The best thing PSL has done is to have returned the smile to Pakistan cricket. There’s an unmistakable newfound confidence that says ‘we may have been denied our due -- think IPL -- but we’re here, we have the smarts and we matter’. With the foreign imports no less impressed with the fare, our leaguers may even be entitled to chide: Take that!

This brings me to the next best thing that has happened: bonding. Not only has a neat spread of national team players worn different jerseys for the city franchises but have been afforded a unique gelling experience with some of the world’s best players in the format and an array of topnotch coaches on the international circuit.

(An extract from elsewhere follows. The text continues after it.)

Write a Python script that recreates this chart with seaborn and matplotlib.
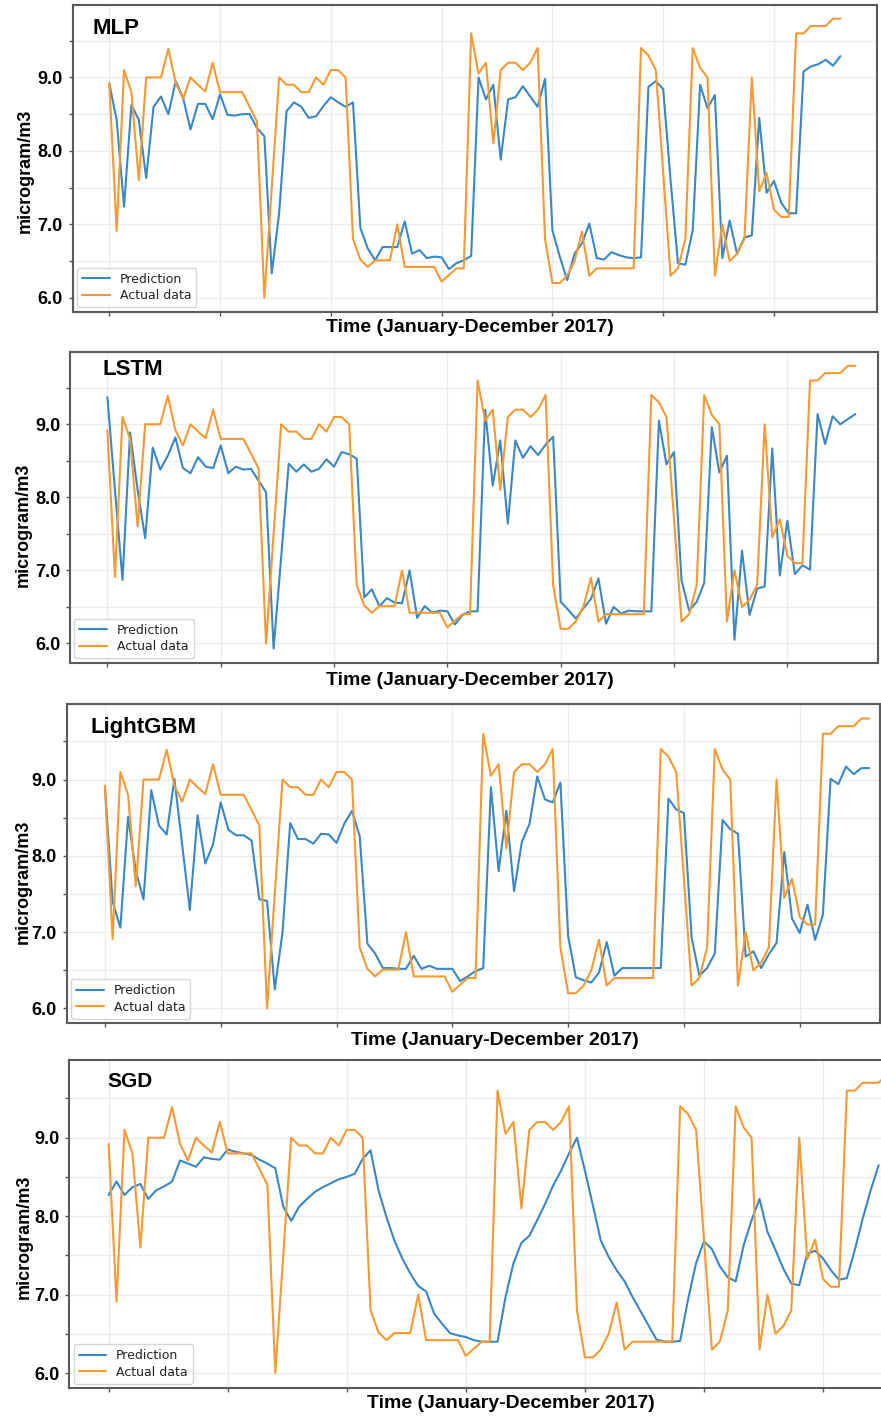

The same bonding may bode well on another level, too. It will have hopefully, worked some space in the minds of the hitherto reluctant international stars about playing in Pakistan, sometime in the future. While there’s no disputing the colour of money, don’t be surprised if the cheese will move enough for some of them to take a punt a couple of editions down the road.

For now, the fare is restricted to little more than a television sport for cricket-starved Pakistanis at home. But make no mistake, it will have done enough to fire the imagination of the young. Quick fame, rolling greenback, and reasonably short route to the national colours is bound to lure their lot. Simple math actually!

Expect the competition to hot up even further from the next edition when franchises will have wisened to the right mix. The nature of the sport -- and platform -- is such that aspiring players and even those like Saeed Ajmal trying to make a comeback will be forced to think on their feet, and often out-of-the-box. The new verve is already evident with the likes of Mohammad Nawaz and Ruman Raees making such an unbelievably quick impact as to find a place in the Asia and World T20 squads in less than a week of the PSL getting off ground!

We may be in the middle of a mini revolution here. A little peace, and the possibilities will be endless. Say touchwood!